Speed is a practical differentiator. Proxies introduce 1–10 ms of overhead. A well-optimized commercial VPN adds 5–20 ms; consumer VPNs can add 50–200 ms depending on protocol and server distance. At high scraping volume, that latency compounds significantly across thousands of requests per minute.

According to GlobalWebIndex, 31% of internet users accessed the internet via a VPN at least once a month in 2025 — but most proxy consumption happens programmatically through SDKs and scraping tools, not manual browser configuration (GlobalWebIndex Connectivity Report, 2025). The two tools serve genuinely different audiences.

The simplest rule: use a VPN for personal privacy; use a proxy for programmatic web access.

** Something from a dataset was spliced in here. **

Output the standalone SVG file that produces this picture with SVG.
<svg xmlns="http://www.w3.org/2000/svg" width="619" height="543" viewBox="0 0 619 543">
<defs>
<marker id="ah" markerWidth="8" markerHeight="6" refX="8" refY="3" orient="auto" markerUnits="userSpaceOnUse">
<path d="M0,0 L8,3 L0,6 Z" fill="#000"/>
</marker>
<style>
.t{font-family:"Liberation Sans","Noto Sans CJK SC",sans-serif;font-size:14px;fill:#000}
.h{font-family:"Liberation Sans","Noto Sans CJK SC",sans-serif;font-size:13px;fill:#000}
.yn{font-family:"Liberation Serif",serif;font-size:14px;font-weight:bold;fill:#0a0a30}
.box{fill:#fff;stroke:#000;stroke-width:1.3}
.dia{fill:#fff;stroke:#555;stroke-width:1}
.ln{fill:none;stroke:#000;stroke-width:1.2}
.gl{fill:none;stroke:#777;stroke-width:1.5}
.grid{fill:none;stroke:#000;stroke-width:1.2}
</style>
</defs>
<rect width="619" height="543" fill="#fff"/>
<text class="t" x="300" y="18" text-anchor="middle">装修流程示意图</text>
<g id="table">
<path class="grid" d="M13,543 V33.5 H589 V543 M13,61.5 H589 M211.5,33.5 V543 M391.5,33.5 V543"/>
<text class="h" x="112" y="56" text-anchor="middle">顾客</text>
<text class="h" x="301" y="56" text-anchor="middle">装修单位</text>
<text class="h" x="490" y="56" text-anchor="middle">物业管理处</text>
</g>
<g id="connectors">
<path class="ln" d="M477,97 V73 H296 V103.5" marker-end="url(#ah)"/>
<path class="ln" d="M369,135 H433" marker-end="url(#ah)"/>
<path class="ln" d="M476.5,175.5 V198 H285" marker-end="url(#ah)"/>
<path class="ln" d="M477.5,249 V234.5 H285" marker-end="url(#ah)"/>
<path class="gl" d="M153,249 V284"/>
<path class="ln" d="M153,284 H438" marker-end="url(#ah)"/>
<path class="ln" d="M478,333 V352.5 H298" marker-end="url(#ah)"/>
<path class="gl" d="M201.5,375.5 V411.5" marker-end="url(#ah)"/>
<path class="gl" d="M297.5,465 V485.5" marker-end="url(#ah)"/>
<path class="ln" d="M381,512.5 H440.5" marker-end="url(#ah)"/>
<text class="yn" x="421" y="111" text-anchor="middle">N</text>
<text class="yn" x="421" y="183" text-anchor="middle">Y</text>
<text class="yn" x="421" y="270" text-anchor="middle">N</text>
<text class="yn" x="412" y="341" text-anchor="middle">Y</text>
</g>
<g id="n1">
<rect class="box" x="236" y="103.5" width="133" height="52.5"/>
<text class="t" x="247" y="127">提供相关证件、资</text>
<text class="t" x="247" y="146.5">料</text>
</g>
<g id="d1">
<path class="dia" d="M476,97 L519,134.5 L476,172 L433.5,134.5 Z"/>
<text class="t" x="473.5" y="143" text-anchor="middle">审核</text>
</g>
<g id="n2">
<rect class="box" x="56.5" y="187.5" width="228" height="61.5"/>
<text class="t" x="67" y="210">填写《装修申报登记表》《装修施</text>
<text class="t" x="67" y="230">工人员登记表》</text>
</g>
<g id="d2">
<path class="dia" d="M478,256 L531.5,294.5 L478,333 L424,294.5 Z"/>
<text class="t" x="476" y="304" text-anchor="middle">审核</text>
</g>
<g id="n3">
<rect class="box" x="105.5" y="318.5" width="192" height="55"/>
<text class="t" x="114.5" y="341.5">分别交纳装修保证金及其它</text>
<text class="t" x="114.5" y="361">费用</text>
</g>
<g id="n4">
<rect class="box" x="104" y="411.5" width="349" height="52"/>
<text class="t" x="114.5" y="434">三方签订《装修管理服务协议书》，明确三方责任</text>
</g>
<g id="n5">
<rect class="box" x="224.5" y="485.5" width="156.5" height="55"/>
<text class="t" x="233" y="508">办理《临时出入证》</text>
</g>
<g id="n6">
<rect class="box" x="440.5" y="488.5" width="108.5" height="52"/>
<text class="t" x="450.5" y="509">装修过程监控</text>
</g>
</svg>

| Dimension | Proxy | VPN |

|-----------|-------|-----|

| Scope | Application-level | OS-level (all traffic) |

| Encryption | None by default (HTTP) | Always encrypted |

| Speed overhead | 1–10 ms | 5–200 ms |

| Best for | Scraping, geo-data, filtering | Personal privacy, Wi-Fi security |

| Cost | $1–$25/GB (type-dependent) | $3–$15/month flat |

| Concurrent IPs | Thousands (with rotation) | Single server IP |

proxy setup tutorial

Ready to get started? If you're building a data pipeline or scraper, begin with a datacenter proxy trial on a lightly protected target. Once you've validated your architecture, move to residential proxies for sites that enforce active bot detection. Most commercial providers offer free trials with 1–3 GB of bandwidth, which is enough to confirm whether the proxy type fits your target.

Proxy servers are a foundational networking tool that predates most of the modern web and underpins everything from corporate security infrastructure to billion-dollar data intelligence operations. The type you choose (datacenter, residential, mobile, ISP), the protocol (HTTP, SOCKS5), and the architectural orientation (forward vs reverse) each affect your block rate, cost, and performance in measurable, predictable ways.

The core points to retain: residential proxies offer the most legitimacy but cost more per GB; datacenter proxies are fast and cheap but blocked on protected targets; SOCKS5 handles more protocol types than HTTP; and forward proxies serve clients while reverse proxies serve servers.

Start with your use case, match it to the proxy type, and validate at a small scale before committing to volume. The infrastructure decisions you make at the start of a scraping or monitoring project are significantly harder to change once you're in production.